Escritos

Vida: um piscar de olhos

No fundo, a vida não é contada em anos, mas em piscadas de olhos

Recebi um telefonema, do hospital onde meu avô estava internado, há poucos minutos. Foi o seu médico informando que, provavelmente, estes seriam os últimos sessenta minutos da vida dele.

Inconformado e preocupado em não chegar a tempo de me despedir do meu avô, devido ao caótico trânsito de São Paulo, comecei a arquitetar a melhor forma e o melhor caminho de chegar ao hospital.

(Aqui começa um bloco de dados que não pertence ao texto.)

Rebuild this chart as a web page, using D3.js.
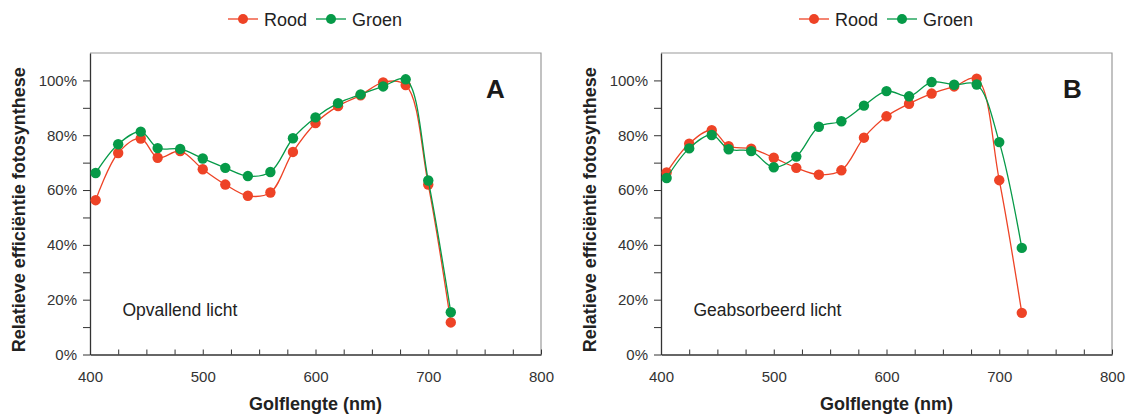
<!DOCTYPE html>
<html><head><meta charset="utf-8">
<script src="https://cdn.jsdelivr.net/npm/d3@7"></script>
<style>body{margin:0;background:#fff} svg{display:block;font-family:"Liberation Sans",Arial,Helvetica,sans-serif}</style>
</head><body><svg id="c" width="1129" height="416"></svg>
<script>
// ---- data ----
const wavelengths = [405,425,445,460,480,500,520,540,560,580,600,620,640,660,680,700,720];
const roodA  = [56.3,73.5,78.8,71.8,74.2,67.6,62.0,57.9,59.1,73.9,84.4,90.6,94.6,99.3,98.3,62.0,11.7];
const groenA = [66.2,76.7,81.3,75.3,75.0,71.5,68.1,65.1,66.6,78.9,86.5,91.7,94.9,97.8,100.4,63.5,15.4];
const roodB  = [66.4,76.9,81.8,76.0,75.1,71.8,68.1,65.6,67.2,79.1,86.9,91.5,95.2,97.8,100.6,63.6,15.2];
const groenB = [64.4,75.2,80.1,74.9,74.2,68.3,72.2,83.1,85.1,90.8,96.1,94.2,99.4,98.4,98.5,77.5,38.9];
const seriesNames = ["Rood","Groen"];
const xTickValues = [400,500,600,700,800];
const yTickValues = [0,20,40,60,80,100];
const panelLetters = ["A","B"];
const panelNotes = ["Opvallend licht","Geabsorbeerd licht"];
const yTitle = "Relatieve efficiëntie fotosynthese";
const xTitle = "Golflengte (nm)";

const colors = {Rood:"#ee4326", Groen:"#069a48"};
const svg = d3.select("#c");

const panels = [
  {left:90, right:541, rood:roodA, groen:groenA, letterX:495.5},
  {left:661, right:1112, rood:roodB, groen:groenB, letterX:1072.5}
];
const plotTop = 53, plotBottom = 354.5;

panels.forEach((p, i) => {
  const x = d3.scaleLinear().domain([400,800]).range([p.left, p.right]);
  const y = d3.scaleLinear().domain([0,110]).range([plotBottom, plotTop]);
  const g = svg.append("g");

  // frame top & right (light)
  g.append("path").attr("d", `M${p.left},${plotTop}H${p.right}V${plotBottom}`)
    .attr("fill","none").attr("stroke","#9a9a9a").attr("stroke-width",1.2);

  // x axis (inward ticks every 25nm)
  const xAxis = g.append("g").attr("transform",`translate(0,${plotBottom})`)
    .call(d3.axisBottom(x).tickValues(d3.range(400,801,25)).tickSize(-5).tickSizeOuter(0).tickFormat(""));
  xAxis.select(".domain").attr("stroke","#333").attr("stroke-width",1.3);
  xAxis.selectAll(".tick line").attr("stroke","#333");
  g.append("g").attr("transform",`translate(0,${plotBottom})`)
    .call(d3.axisBottom(x).tickValues(xTickValues).tickSize(0).tickPadding(17).tickFormat(d3.format("d")))
    .call(a => a.select(".domain").remove())
    .selectAll("text").attr("font-size",15).attr("fill","#333").attr("font-family","Liberation Sans, Arial, sans-serif");

  // y axis (outward ticks every 10%)
  const yAxis = g.append("g").attr("transform",`translate(${p.left},0)`)
    .call(d3.axisLeft(y).tickValues(d3.range(0,101,10)).tickSize(7).tickSizeOuter(0).tickFormat(""));
  yAxis.select(".domain").attr("stroke","#333").attr("stroke-width",1.3);
  yAxis.selectAll(".tick line").attr("stroke","#333");
  g.append("g").attr("transform",`translate(${p.left-7},0)`)
    .call(d3.axisLeft(y).tickValues(yTickValues).tickSize(0).tickPadding(6).tickFormat(d => d + "%"))
    .call(a => a.select(".domain").remove())
    .selectAll("text").attr("font-size",15).attr("fill","#333").attr("font-family","Liberation Sans, Arial, sans-serif");

  // titles
  g.append("text").attr("transform",`translate(${p.left-70},${(plotTop+plotBottom)/2+6}) rotate(-90)`)
    .attr("text-anchor","middle").attr("dominant-baseline","middle")
    .attr("font-size",18).attr("font-weight","bold").attr("fill","#222").text(yTitle);
  g.append("text").attr("x",(p.left+p.right)/2).attr("y",410)
    .attr("text-anchor","middle").attr("font-size",18).attr("font-weight","bold").attr("fill","#222").text(xTitle);

  // letter and note
  g.append("text").attr("x",p.letterX).attr("y",98).attr("text-anchor","middle")
    .attr("font-size",26).attr("font-weight","bold").attr("fill","#1a1a1a").text(panelLetters[i]);
  g.append("text").attr("x",p.left+32.5).attr("y",316).attr("font-size",17.5).attr("fill","#222").text(panelNotes[i]);

  // series
  const line = d3.line().x((d,j) => x(wavelengths[j])).y(d => y(d)).curve(d3.curveCatmullRom.alpha(0.5));
  [["Rood",p.rood],["Groen",p.groen]].forEach(([name, vals]) => {
    g.append("path").datum(vals).attr("d", line).attr("fill","none")
      .attr("stroke", colors[name]).attr("stroke-width",1.3);
    g.selectAll(null).data(vals).enter().append("circle")
      .attr("cx",(d,j) => x(wavelengths[j])).attr("cy", d => y(d)).attr("r",5.2)
      .attr("fill", colors[name]);
  });

  // legend
  const lg = g.append("g").attr("transform",`translate(${p.left+138},19)`);
  seriesNames.forEach((name, k) => {
    const ox = k === 0 ? 0 : 88;
    lg.append("line").attr("x1",ox).attr("x2",ox+30).attr("y1",0).attr("y2",0)
      .attr("stroke",colors[name]).attr("stroke-width",1.3);
    lg.append("circle").attr("cx",ox+15).attr("cy",0).attr("r",5).attr("fill",colors[name]);
    lg.append("text").attr("x",ox+36).attr("y",6.5).attr("font-size",18).attr("fill","#222").text(name);
  });
});
</script></body></html>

Esforcei-me ao máximo, chegando lá em 25 minutos. Abri a porta do quarto e o avistei recostado na cama. Reparei que seus olhos estavam bastante abertos, apesar de um pouco ressecados, como se exigisse um esforço, da parte dele, mantê-los assim.

Ao me ver, pareceu feliz e me disse:

- Que bom que você chegou antes da sétima!

Confuso, eu perguntei:

- Que sétima? Quem é a sétima, vô?

E ele me respondeu:

- A sétima piscada.

Achei que se tratavam de delírios, decorrentes dos momentos finais de vida. E ele continuou:

 - Sabe Márcio, no fundo, a vida não é contada em anos, mas em piscadas de olhos. E eu só percebi isso hoje, ao ver que oitenta e seis anos de vida duraram apenas alguns minutos e seis piscadas. Comecei tentando lembrar da minha infância, foi quando fechei meus olhos pela primeira vez, e, em questão de segundos, eu vi flashes de mim jantando com os meus pais, traquinando na escola, fazendo birra, brincando com meus amigos... então abri meus olhos carregados de nostalgia e lágrimas. Na esperança de saborear um pouco mais aquelas lembranças, fechei -os uma segunda vez, mas o que vi foram baladas, minha primeira namorada, o carro que dirigi escondido, a casa de praia que eu viajava com meus primos e uma... um... nada! Por mais que mantivesse meus olhos fechados para permanecer naqueles momentos, minha mente cansada já não me permitia mais ficar ali. Então, os abri e fechei novamente, aguardando o que viria em seguida... foi a minha faculdade, o dia em que conheci sua avó, tardes de estudo, noites de festa e madrugadas de amor. Novamente a tela se apagou e eu pisquei pela quarta vez. Estava recém-formado e com a ajuda de Deus consegui o meu primeiro emprego. Eu era apenas um estagiário, mas meus sonhos me levaram ao cargo que sempre almejei. Infelizmente, a minha mente se escureceu, novamente... era hora de uma nova piscada. Agora eu era pai e meu coração explodia de felicidade. Vi os primeira passos dos meus filhos, relembrei o cheiro de suas fraldas sujas, revivi os seus primeiros dias na escola, acompanhei suas adolescências, presenciei suas formaturas... definitivamente, essa foi a maior e mais rápida piscada que eu dei. Então, chegou sexta e por mais que eu estivesse triste por estar próximo do fim, meus filhos presentearam minha velhice com a dádiva de ser avô, que me dediquei de corpo, alma e tempo, pois já era aposentado. – Nesse momento, olhei para o meu avô, que já estava com o olhos quase fechados, vermelhos como brasa e lacrimejando. Já haviam se passado quinze minutos da expectativa dada pelo médico.

Então, ele concluiu:

 - E aqui estou eu, prestes a piscar pela última vez, mas resistindo para encerrar a conversa com o meu neto. Eu te amo, Márcio! Adeus.

E assim meu avô fechou os seus olhos pela última vez, me deixando uma grande saudade e sem tempo de dizer que a vida é apenas uma longa piscada, e que ao abrir seus olhos, novamente, nos reencontraremos mais uma vez e desta será sem anos, sem piscadas e para sempre!